1954 yapımı siyah beyaz türk filmi. yönetmen ve senaryo avni dilligil , oyuncu kadrosu inci izmirli , bülent oran , kenan pars , belkıs dilligil , şevki artun , leyla altın , feridun çölgeçen , muazzez arçay , fikret hakan , salih tozan , avni dilligil bulunmaktadır.
acıların en büyüğüdür, bir yerlerde nefes alıyor. yaşadığını biliyorsun, çekmişsin bir kere kokusunu ciğerlerine. unutabilir misin? yo, yoo..

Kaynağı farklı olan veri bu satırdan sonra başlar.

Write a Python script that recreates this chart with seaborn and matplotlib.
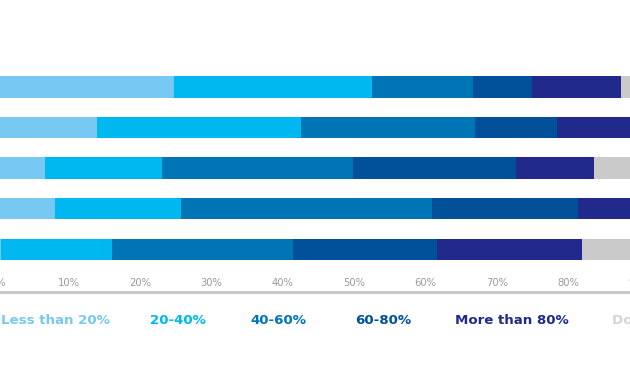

evlat acısıdır, evladı ölen bir aile gördüğünde bir sigara yakıp iki elinin arasına başını koyup hüngür hüngür ağlatan,
evlat acısıdır, gülen çocuk yüzlerini gördüğünde parktaki tek üzülen adam yapan,
evlat acısıdır, ondan başka bir şeye ağlamamanı sağlayan,
evlat acısıdır, bu kadar hırçınlaştıran.
yüregin kezzap yanigiyla yanmasi gibidir. kol kanat kirandir, caresiz birakandir. giden ucup gitmistir melek gibi kanatlanarak. geriye kalan hayatlar ise deprem yemis enkazdir.
kuzusunun kokusunu cigerlerine cekemeden, güzel dudaklarindan damlayan "baba" lafini duyamadan, su gibi icip yürek serinlemeden,kollarina almaya kiyamadigi kücücük kirilgan bedenini soguk topragin kollarina vermek ne aci.
allah'im su dünya'ya erken yolladigin melegi, erkenden geri cagirirken, o minicik kuzunun issiz mezarinda korkacagini düsünmedin mi? kim ninniler söylecek ona orada, kim basinda bekleyecek, kim isitacak onu? kuzum üsümez mi? kuzum korkmaz mi issizliktan? aglayip cagirmaz mi annesini babasini? ne hisseder sessini duyuramayinca?
o caresizligine caresiz kalmak ne aci.

deniz, deniz'im, kuzum, kizim....
kollarimi sana dolayip ben de gelebilseydim yanina.... * * * * * * *
özellikle ahiret inancı olmayan bir anne için ebediyen sevimli çocuğunu kaybetmenin verdiği acı tarif edilemez. ama müslümanlar için çok acıda olsa ahirette kavuşma tesellisi vardır.
Bir insanın yanacağı en büyük yangındır. Ve ondan sonrası da artık mahşerdir.
sanırım bundan iyi tanım olamaz.
her şehit haberinde aklıma sadece bir kadın gelir. çaprazımızda oturan komşu feride teyze. ilkokula gidiyordum belki oğlunun şehit haberi geldiğinde, hayal meyal hatırlıyorum. sonra duramadı buralarda taşındı. gecen sene yazın balıkesirde karşılaştık dedikleri, duyduklarım doğruymuş. akıl sağlığını kaybetmiş.

evine uğradık. fotoğraflarını gördüm. nasıl güzel bembeyaz genç bir çocuk. tam o gün yine şehit haberi vardı. televizyonda haberi duyunca odada ki tüm eşyaları dağıtmış. oğlumun adı küçücük bir parka verildi dedi. ağzımı açıp tek kelime edemedim.